A ausência de um plano alternativo para transformar essa disponibilidade de caixa é uma consequência ideológica de uma sociedade que foi convencida a manter o Estado longe da economia. Assuma-se isso. Abandonem a ilusão que o Banco viveu nas últimas décadas de que dá para continuar existindo com o Estado sendo eviscerado e/ou sem o tipo de interação bacana com os interesses do Centrão que impede Caixa e BB de serem tocados. Mas essa não é uma questão para a atual diretoria, para o Regime, mas para os funcionários que estarão no Banco nesta década que começou mal. Falta o Integração Competitiva deste momento da história, e a isto não chegar-se-á pela via de se repetir o que está no Valor. Como iremos executar o Great Reset?
Não pensem que a reflexão sobre isso virá de Guedes e dos generais. Virá de burocratas menores. De vocês se despertarem e se dispuserem a tal.

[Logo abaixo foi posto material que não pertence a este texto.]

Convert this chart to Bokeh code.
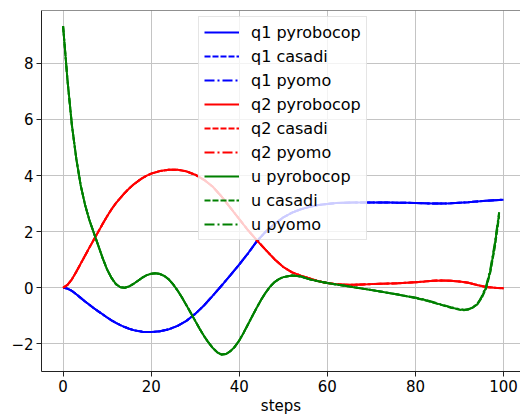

Nesta confusão toda eu gostaria de trazer a memória uma outra pessoa que passou pela presidência do Banco. Maria Sílvia veio também para fazer uma série de desmontes. Mas Maria Sílvia sentou com a Associação para discutir, por exemplo, a questão da TJLP. Se não havia espaço para mudança, havia ao menos algum tipo de compromisso com a transparência e com o diálogo, ou ao menos com a aparência dele (mesmo algumas pessoas importantes da hierarquia do Banco estavam alheias ao processo que se desenrolava em Brasília na época). E, nesse sentido, um dos problemas do Regime Bolsonarista no qual a atual administração se encaixa é a incapacidade de sentar com quem se opõe a ele para apresentar seus argumentos, uma incapacidade de seus atores centrais conduzirem o que é essencial no mandato burkeano do qual se julgam dotados: a política, a negociação de posições. Esse é um problema que passou a afligir o Banco após a saída de Levy, e é o ponto central das confusões dos últimos meses: a Diretoria tem que entender que ela deve ter diálogo com a AF e com o conjunto dos funcionários – e não apresentar fatos consumados sob um argumento técnico mambembe (o que não quer dizer errado) como sendo diálogo e participação. Isso não fere a autoridade da Diretoria nem a sua capacidade de tomar decisões, se o interesse for tomar decisões e não as outorgar simplesmente.

Como diria Olavo se não estivesse hoje totalmente dedicado a falar bobagens sobre política e filosofia, não se deixem dominar pelas quadraturas que Marte e Urano exercem neste instante sobre o stellium em Aquário. Tenham calma, sentem, conversem. Convivam. Não marcialmente, mas civilizadamente.